Researchers from the Centre for Visual Information Technology (CVIT) at the International Institute of Information Technology, Hyderabad (IIIT, Hyderabad) won the Best Paper and Best Paper Runner-up awards at the Computer Vision and Pattern Recognition (CVPR) 2026 conference. The prestigious awards were presented at one of the world’s leading artificial intelligence (AI) conferences for breakthroughs that simplify complex 3D models and improve how computers understand videos.
The CVPR 2026 conference received more than 16,000 submissions, with only about a quarter of the papers being accepted. CVIT’s double win highlighted the Hyderabad-based institute’s significant contributions to computer vision, image generation, and document intelligence.
Master’s graduate Darshan Singh secured the Best Paper award for developing a method that improves how AI understands videos by using structured descriptions instead of massive datasets.

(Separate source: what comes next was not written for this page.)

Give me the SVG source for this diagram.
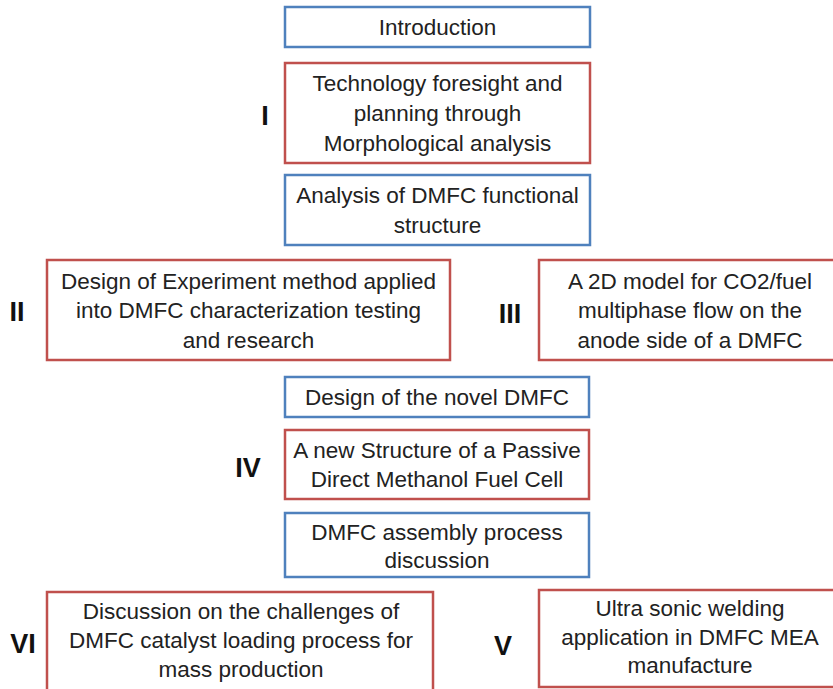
<svg xmlns="http://www.w3.org/2000/svg" width="833" height="689" viewBox="0 0 833 689">
<style>
.b{fill:#fff;stroke:#4F81BD;stroke-width:2.5}
.r{fill:#fff;stroke:#C0504D;stroke-width:2.5}
.t{font-family:"Liberation Sans",Arial,sans-serif;font-size:22.5px;fill:#222;text-anchor:middle}
.n{font-family:"Liberation Sans",Arial,sans-serif;font-size:27px;font-weight:bold;fill:#111;text-anchor:middle}
</style>
<g id="connectors"></g>
<g id="intro"><rect class="b" x="285" y="7" width="305" height="40"/><text class="t" x="437.5" y="35">Introduction</text></g>
<g id="n1"><rect class="r" x="285" y="63" width="305" height="100"/>
<text class="t" x="437.5" y="91">Technology foresight and</text>
<text class="t" x="437.5" y="121">planning through</text>
<text class="t" x="437.5" y="151">Morphological analysis</text>
<text class="n" x="265" y="125">I</text></g>
<g id="analysis"><rect class="b" x="285" y="175" width="305" height="70"/>
<text class="t" x="437.5" y="203">Analysis of DMFC functional</text>
<text class="t" x="437.5" y="233">structure</text></g>
<g id="n2"><rect class="r" x="47" y="260" width="403" height="100"/>
<text class="t" x="248.5" y="289">Design of Experiment method applied</text>
<text class="t" x="248.5" y="318">into DMFC characterization testing</text>
<text class="t" x="248.5" y="348">and research</text>
<text class="n" x="17" y="321">II</text></g>
<g id="n3"><rect class="r" x="539" y="260" width="300" height="100"/>
<text class="t" x="690" y="289">A 2D model for CO2/fuel</text>
<text class="t" x="690" y="318">multiphase flow on the</text>
<text class="t" x="690" y="348">anode side of a DMFC</text>
<text class="n" x="510" y="323">III</text></g>
<g id="design"><rect class="b" x="285" y="377" width="304" height="40"/>
<text class="t" x="437" y="405">Design of the novel DMFC</text></g>
<g id="n4"><rect class="r" x="285" y="430" width="304" height="69"/>
<text class="t" x="437" y="458">A new Structure of a Passive</text>
<text class="t" x="437" y="487">Direct Methanol Fuel Cell</text>
<text class="n" x="248" y="477">IV</text></g>
<g id="assembly"><rect class="b" x="285" y="513" width="304" height="64"/>
<text class="t" x="437" y="540">DMFC assembly process</text>
<text class="t" x="437" y="568">discussion</text></g>
<g id="n6"><rect class="r" x="47" y="592" width="386" height="110"/>
<text class="t" x="241" y="619">Discussion on the challenges of</text>
<text class="t" x="241" y="648">DMFC catalyst loading process for</text>
<text class="t" x="241" y="677">mass production</text>
<text class="n" x="23" y="653">VI</text></g>
<g id="n5"><rect class="r" x="539" y="590" width="300" height="97"/>
<text class="t" x="690" y="616">Ultra sonic welding</text>
<text class="t" x="690" y="645">application in DMFC MEA</text>
<text class="t" x="690" y="673">manufacture</text>
<text class="n" x="503" y="655">V</text></g>
</svg>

Singh explained that while existing tools like CLIP are good at connecting images and text, video captions often leave out important details. By using semantic role labels, his team trained a strong video-understanding model using only a small amount of data.
Dual degree graduate Kunal Bhosikar received the Best Paper Runner-up award for his research on simplifying AI-generated 3D models. Bhosikar noted that while modern AI systems can generate detailed 3D models from images, videos, and text prompts, these models contain thousands of tiny triangles that make them expensive to store and process. His technique removes unnecessary triangles while preserving the shape and texture, making the models much faster to use.
In addition to his award-winning work, Bhosikar presented another paper focused on protecting photographs from unauthorized 3D reconstruction. This method uses an almost invisible digital patch that disrupts AI reconstruction pipelines while remaining unnoticed by humans.
Other researchers from the institute also showcased their work at the conference. Vaibhav Agrawal presented SeeThrough3D, a project designed to help AI understand occlusion, which is when one object partially blocks another. This tool allows artists to control the position and pose of every object more accurately. Another team, led by Prof. Ravi Kiran, developed RoadTones, which teaches AI to describe the same road incident differently depending on the audience.
Professor C.V. Jawahar delivered the keynote address at the workshop, and an earlier CVIT paper received the EgoVis distinguished paper award.